MOSCOW. (RIA Novosti political commentator Dmitry Kosyrev) - U.S. Vice-President Joseph Biden has begun his trip to Georgia and Ukraine amid an opening barrage in the media: an open letter from Eastern European leaders to the U.S. administration was followed by something like a response in the form of a Sunday editorial in The Washington Post.
These two documents can help us to understand Biden's Georgian-Ukrainian diplomacy for what it deserves to be. Namely, as an attempt by the new administration to start sorting out the substantive part of the U.S. foreign policy crisis. The name of this part is Eastern Europe.
Eastern Europe and its role in everything that has happened in international relations would not have ranked as a problem (such as, say, Africa) if it had not been for the events that will soon be marking their first anniversary: Georgia's attack on South Ossetia on August 7-8, Russia's response, and the political twitches this war caused in international relations.
Let us go back one year: at first European and American media stubbornly stuck to the version that the attacker was Russia. Then Europeans began to realize that the reality was something different. Simply, a small country with a regime established by the U.S. was pushing two world powers toward war, and this within Europe.
At the same time, Ukraine (the second stop in Vice-President Biden's trip) represented by President Viktor Yushchenko supplied the aggressor with arms, and did it in secret from most of the political establishment of his own country. And Eastern European leaders - on the whole the same people that are now writing letters to Washington - acted as the main advocates and activists of the policy of "protecting Georgia."
But that was no policy any more.
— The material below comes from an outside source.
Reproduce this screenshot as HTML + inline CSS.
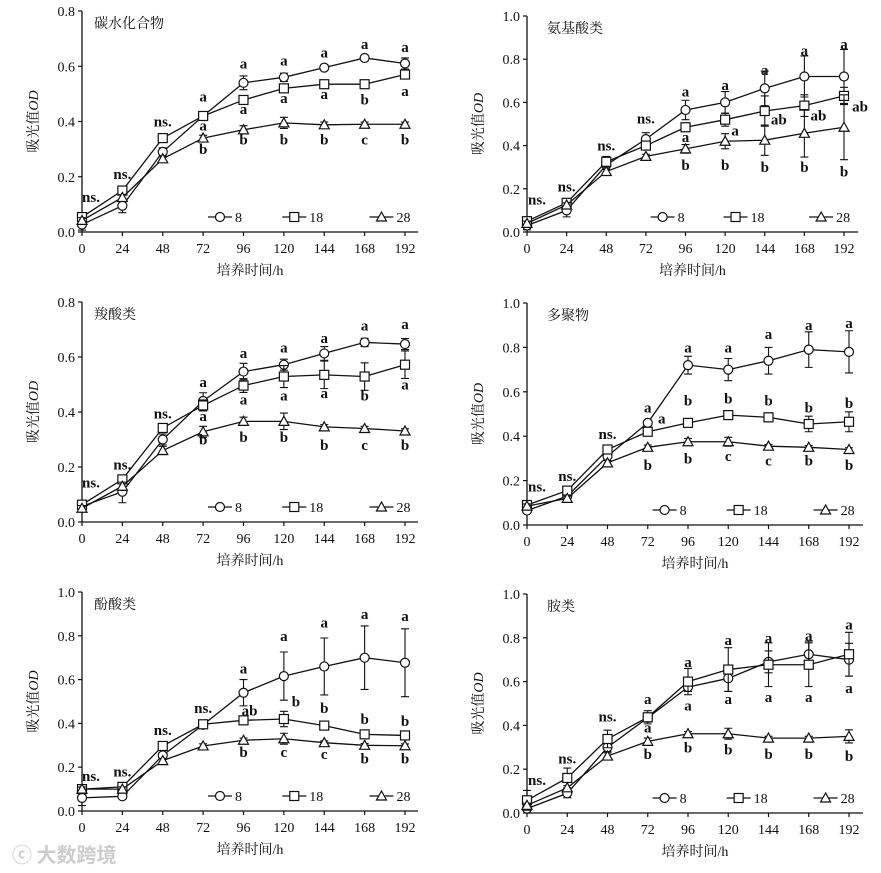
<!DOCTYPE html>
<html><head><meta charset="utf-8">
<style>
html,body{margin:0;padding:0;background:#fff;}
svg{display:block;}
text{fill:#111;}
.tick{font-family:"Liberation Serif","Noto Serif CJK SC",serif;font-size:14px;}
.ann{font-family:"Liberation Serif",serif;font-size:15px;font-weight:bold;}
.cjk{font-family:"Liberation Serif","Noto Serif CJK SC",serif;font-size:14px;}
</style></head>
<body>
<svg id="fig" width="881" height="873" viewBox="0 0 881 873" xmlns="http://www.w3.org/2000/svg">
<text x="12" y="862" style="font-family:'Noto Sans CJK SC',sans-serif;font-size:20px;fill:#ccc;font-weight:bold">ⓒ 大数跨境</text>
</svg>
<script>
const times = [0,24,48,72,96,120,144,168,192];
const legendLabels = ["8","18","28"];
const titles = ["碳水化合物","氨基酸类","羧酸类","多聚物","酚酸类","胺类"];
const yMaxes = [0.8,1.0,0.8,1.0,1.0,1.0];

const p1_s8  = [0.027,0.095,0.29,0.42,0.54,0.56,0.595,0.63,0.61];
const p1_s18 = [0.054,0.15,0.34,0.42,0.478,0.52,0.535,0.535,0.57];
const p1_s28 = [0.042,0.125,0.265,0.34,0.37,0.395,0.388,0.39,0.39];
const p1_e8  = [0.02,0.025,0.015,0.015,0.025,0.015,0.01,0.008,0.02];
const p1_e18 = [0.01,0.01,0.01,0.01,0.01,0.015,0.01,0.01,0.015];
const p1_e28 = [0.01,0.01,0.01,0.01,0.015,0.02,0.01,0.008,0.008];
const p1_ann = [[0,0.127,"ns.",9],[1,0.21,"ns."],[2,0.4,"ns."],[3,0.49,"a"],[3,0.385,"a"],[3,0.30,"b"],[4,0.61,"a"],[4,0.445,"a"],[4,0.335,"b"],[5,0.62,"a"],[5,0.485,"a"],[5,0.335,"b"],[6,0.65,"a"],[6,0.5,"a"],[6,0.335,"b"],[7,0.68,"a"],[7,0.48,"b"],[7,0.335,"c"],[8,0.67,"a"],[8,0.51,"a"],[8,0.335,"b"]];

const p2_s8  = [0.03,0.10,0.31,0.43,0.565,0.60,0.665,0.72,0.72];
const p2_s18 = [0.05,0.135,0.325,0.40,0.485,0.52,0.56,0.585,0.63];
const p2_s28 = [0.04,0.125,0.28,0.35,0.385,0.42,0.425,0.457,0.485];
const p2_e8  = [0.02,0.03,0.02,0.03,0.045,0.05,0.08,0.095,0.125];
const p2_e18 = [0.02,0.02,0.025,0.02,0.02,0.03,0.07,0.05,0.04];
const p2_e28 = [0.01,0.01,0.01,0.01,0.02,0.035,0.07,0.11,0.15];
const p2_ann = [[0,0.15,"ns.",10],[1,0.21,"ns."],[2,0.4,"ns."],[3,0.526,"ns."],[4,0.65,"a"],[4,0.44,"a"],[4,0.31,"b"],[5,0.68,"a"],[5,0.47,"a",10],[5,0.31,"b"],[6,0.75,"a"],[6,0.52,"ab",14],[6,0.30,"b"],[7,0.84,"a"],[7,0.54,"ab",14],[7,0.30,"b"],[8,0.87,"a"],[8,0.58,"ab",16],[8,0.28,"b"]];

const p3_s8  = [0.057,0.11,0.30,0.44,0.547,0.572,0.613,0.653,0.647];
const p3_s18 = [0.063,0.155,0.342,0.424,0.496,0.529,0.535,0.529,0.572];
const p3_s28 = [0.05,0.13,0.26,0.328,0.366,0.366,0.346,0.34,0.331];
const p3_e8  = [0.02,0.04,0.02,0.03,0.03,0.02,0.025,0.015,0.02];
const p3_e18 = [0.01,0.01,0.01,0.02,0.025,0.04,0.05,0.05,0.05];
const p3_e28 = [0.01,0.015,0.015,0.02,0.015,0.03,0.008,0.008,0.008];
const p3_ann = [[0,0.143,"ns.",9],[1,0.21,"ns."],[2,0.395,"ns."],[3,0.51,"a"],[3,0.385,"a"],[3,0.30,"b"],[4,0.615,"a"],[4,0.445,"a"],[4,0.31,"b"],[5,0.635,"a"],[5,0.46,"a"],[5,0.31,"b"],[6,0.67,"a"],[6,0.47,"a"],[6,0.28,"b"],[7,0.715,"a"],[7,0.46,"b"],[7,0.28,"c"],[8,0.72,"a"],[8,0.5,"a"],[8,0.28,"b"]];

const p4_s8  = [0.065,0.13,0.31,0.46,0.72,0.70,0.74,0.79,0.78];
const p4_s18 = [0.09,0.155,0.34,0.42,0.46,0.495,0.485,0.455,0.465];
const p4_s28 = [0.085,0.12,0.28,0.35,0.375,0.375,0.355,0.35,0.34];
const p4_e8  = [0.01,0.01,0.01,0.01,0.04,0.05,0.06,0.08,0.095];
const p4_e18 = [0.01,0.01,0.01,0.01,0.01,0.015,0.02,0.035,0.045];
const p4_e28 = [0.01,0.01,0.01,0.01,0.015,0.02,0.008,0.008,0.008];
const p4_ann = [[0,0.173,"ns.",10],[1,0.22,"ns."],[2,0.41,"ns."],[3,0.53,"a"],[3,0.48,"a",14],[3,0.27,"b"],[4,0.80,"a"],[4,0.56,"b"],[4,0.30,"b"],[5,0.80,"a"],[5,0.57,"b"],[5,0.31,"c"],[6,0.86,"a"],[6,0.56,"b"],[6,0.29,"c"],[7,0.90,"a"],[7,0.53,"b"],[7,0.29,"b"],[8,0.91,"a"],[8,0.55,"b"],[8,0.27,"b"]];

const p5_s8  = [0.06,0.067,0.254,0.394,0.54,0.616,0.66,0.70,0.677];
const p5_s18 = [0.10,0.11,0.297,0.396,0.414,0.42,0.39,0.35,0.345];
const p5_s28 = [0.10,0.10,0.23,0.297,0.323,0.33,0.312,0.30,0.298];
const p5_e8  = [0.035,0.01,0.01,0.01,0.06,0.11,0.13,0.145,0.155];
const p5_e18 = [0.01,0.01,0.01,0.01,0.01,0.035,0.01,0.01,0.01];
const p5_e28 = [0.01,0.01,0.01,0.01,0.01,0.025,0.008,0.008,0.008];
const p5_ann = [[0,0.16,"ns.",9],[1,0.18,"ns."],[2,0.37,"ns."],[3,0.47,"ns."],[4,0.65,"a"],[4,0.46,"ab",6],[4,0.27,"b"],[5,0.80,"a"],[5,0.50,"b",12],[5,0.27,"c"],[6,0.86,"a"],[6,0.47,"b"],[6,0.26,"c"],[7,0.90,"a"],[7,0.42,"b"],[7,0.24,"b"],[8,0.89,"a"],[8,0.41,"b"],[8,0.24,"b"]];

const p6_s8  = [0.02,0.09,0.30,0.435,0.575,0.615,0.69,0.725,0.70];
const p6_s18 = [0.058,0.16,0.338,0.437,0.60,0.655,0.677,0.677,0.725];
const p6_s28 = [0.035,0.115,0.26,0.327,0.362,0.362,0.342,0.342,0.35];
const p6_e8  = [0.02,0.02,0.02,0.02,0.02,0.06,0.05,0.06,0.075];
const p6_e18 = [0.045,0.045,0.04,0.03,0.06,0.10,0.10,0.10,0.10];
const p6_e28 = [0.01,0.01,0.015,0.015,0.01,0.025,0.008,0.008,0.03];
const p6_ann = [[0,0.15,"ns.",10],[1,0.25,"ns."],[2,0.44,"ns."],[3,0.52,"a"],[3,0.39,"a"],[3,0.27,"b"],[4,0.69,"a"],[4,0.49,"a"],[4,0.30,"b"],[5,0.79,"a"],[5,0.52,"a"],[5,0.29,"b"],[6,0.80,"a"],[6,0.53,"a"],[6,0.27,"b"],[7,0.81,"a"],[7,0.53,"a"],[7,0.27,"b"],[8,0.86,"a"],[8,0.57,"a"],[8,0.26,"b"]];

const series = [[p1_s8,p1_s18,p1_s28],[p2_s8,p2_s18,p2_s28],[p3_s8,p3_s18,p3_s28],[p4_s8,p4_s18,p4_s28],[p5_s8,p5_s18,p5_s28],[p6_s8,p6_s18,p6_s28]];
const errs = [[p1_e8,p1_e18,p1_e28],[p2_e8,p2_e18,p2_e28],[p3_e8,p3_e18,p3_e28],[p4_e8,p4_e18,p4_e28],[p5_e8,p5_e18,p5_e28],[p6_e8,p6_e18,p6_e28]];
const anns = [p1_ann,p2_ann,p3_ann,p4_ann,p5_ann,p6_ann];

const geo = [[82,405,232,11,418],[527,844,232,16,858],[82,405,522,302,418],[527,849,525,303,863],[82,405,811,592,418],[527,849,813,594,863]];

const NS="http://www.w3.org/2000/svg";
const svg=document.getElementById('fig');
function mk(tag,attrs,parent){const e=document.createElementNS(NS,tag);for(const k in attrs)e.setAttribute(k,attrs[k]);(parent||svg).appendChild(e);return e;}

function marker(g,k,x,y){
  let m;
  if(k===0){m=mk('circle',{cx:x,cy:y,r:4.5,fill:'#fff',stroke:'#111','stroke-width':1.2},g);}
  else if(k===1){m=mk('rect',{x:x-4.5,y:y-4.5,width:9,height:9,fill:'#fff',stroke:'#111','stroke-width':1.2},g);}
  else{m=mk('polygon',{points:`${x},${y-5} ${x-5},${y+4} ${x+5},${y+4}`,fill:'#fff',stroke:'#111','stroke-width':1.2},g);}
  return m;
}

for(let p=0;p<6;p++){
  const [x0,x1,y0,yt,xr]=geo[p];
  const ymax=yMaxes[p];
  const X=t=>x0+(t/192)*(x1-x0);
  const Y=v=>y0-(v/ymax)*(y0-yt);
  const g=mk('g',{});
  
  
  const ax=mk('path',{d:`M${x0},${yt} V${y0} H${xr}`,stroke:'#111','stroke-width':1.3,fill:'none'},g);
  
  
  const step=0.2;
  for(let v=0;v<=ymax+1e-9;v+=step){
    mk('line',{x1:x0-4,x2:x0,y1:Y(v),y2:Y(v),stroke:'#111','stroke-width':1.2},g);
    const t=mk('text',{x:x0-7,y:Y(v)+5,'text-anchor':'end',class:'tick'},g);
    t.textContent=v.toFixed(1);
    
    
  }
  times.forEach(tm=>{
    mk('line',{x1:X(tm),x2:X(tm),y1:y0,y2:y0+4,stroke:'#111','stroke-width':1.2},g);
    const t=mk('text',{x:X(tm),y:y0+21,'text-anchor':'middle',class:'tick'},g);
    t.textContent=tm;
    
    
  });
  const xt=mk('text',{x:(x0+xr)/2,y:y0+43,'text-anchor':'middle',class:'cjk'},g);
  xt.textContent='培养时间/h';
  
  
  const ycx=x0-44, ycy=(y0+yt)/2;
  const yt2=mk('text',{x:ycx,y:ycy,'text-anchor':'middle',class:'cjk',transform:`rotate(-90 ${ycx} ${ycy})`},g);
  yt2.innerHTML='吸光值<tspan font-style="italic">OD</tspan>';
  
  
  const tt=mk('text',{x:x0+(p%2?20:12),y:yt+17,class:'cjk'},g);
  tt.textContent=titles[p];
  
  
  for(let k=0;k<3;k++){
    const s=series[p][k], e=errs[p][k];
    const sg=mk('g',{},g);
    
    
    mk('polyline',{points:s.map((v,i)=>X(times[i])+','+Y(v)).join(' '),fill:'none',stroke:'#111','stroke-width':1.3},sg);
    s.forEach((v,i)=>{
      const x=X(times[i]);
      mk('path',{d:`M${x},${Y(v-e[i])} V${Y(v+e[i])} M${x-4},${Y(v-e[i])} h8 M${x-4},${Y(v+e[i])} h8`,stroke:'#111','stroke-width':1.1,fill:'none'},sg);
    });
    s.forEach((v,i)=>{
      const m=marker(sg,k,X(times[i]),Y(v));
      
      
    });
  }
  anns[p].forEach(a=>{
    const t=mk('text',{x:X(times[a[0]])+(a[3]||0),y:Y(a[1])+5,'text-anchor':'middle',class:'ann'},g);
    t.textContent=a[2];
    
    
  });
  const ly=y0-15, W=x1-x0;
  const lf=[0.39,0.62,0.89];
  for(let k=0;k<3;k++){
    const lx=x0+lf[k]*W;
    const lg=mk('g',{},g);
    
    
    mk('line',{x1:lx,x2:lx+24,y1:ly,y2:ly,stroke:'#111','stroke-width':1.3},lg);
    marker(lg,k,lx+12,ly);
    const t=mk('text',{x:lx+27,y:ly+5,class:'tick'},lg);
    t.textContent=legendLabels[k];
  }
}
</script>
</body></html>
It was a plot to take advantage of the United States, to engineer for it if not a war, then at least a mighty crisis - on top of all the others (Iraq and Afghanistan), and this ahead of presidential elections. Generally speaking, such things are never forgiven.
The letter penned by Eastern Europeans is a long document signed by former key leaders: Lech Walesa (Poland), Vaclav Havel (Czech Republic), Vaira Vike-Freiberga (Latvia), Valdas Adamkus (Lithuania) and many of the politicians. They call themselves the Atlanticists. They warn that U.S. popularity in their countries has waned, and new people are coming to power. The authors call for preserving this special link between Washington and the "new Europe," admitting Ukraine and Georgia into NATO, opposing Moscow's expanding influence, including by means of new pipelines bypassing Russia, and so on. Dmitry Medvedev's proposals concerning a new architecture for European security, they say, are plain horror that requires NATO's strengthening.
In general, this is an appeal to continue the policy Washington followed before Barack Obama, a policy that ended in the Georgian disaster.
Something similar is also taking place in the U.S. - a sharp ideological battle to mark out polar positions. It is led by neo-Conservatives, of the same mind with former Vice-President Dick Cheney, who are fiercely opposing even hints that Obama should pursue a foreign policy other than Cheney's. This is a rare situation in U.S. history, perhaps comparable only with the 1980s in the Soviet Union, years of ideological battles and attempts at renewal. And this dispute is only beginning.
Here is the message contained in The Washington Post editorial - a brief five-paragraph reply to the long message from Eastern Europeans. "The administration," the paper believes, "nonetheless should take the letter to heart, not as a rebuke but as encouragement. Nations clamoring for a stronger U.S. relationship, built on the ideals of freedom and alliance, are not so numerous that Washington can afford to take them for granted."
On the whole, the American thinking elite realizes that the former policy was unwise and dangerous. But the U.S. does not appear to have given rise to some new policy differing from the adventurism of the former administration and not being at the same time America's retreat.
In the same way, old-time thinkers in Eastern Europe are struggling to preserve the old line - no new Eastern European policy is in sight. And Russia, too, which has for many years been defending itself against the Bush-Cheney line, would do well by making its position clear not only on what it does not want its partners to do, but also on what it wants.
The opinions expressed in this article are the author's and do not necessarily represent those of RIA Novosti.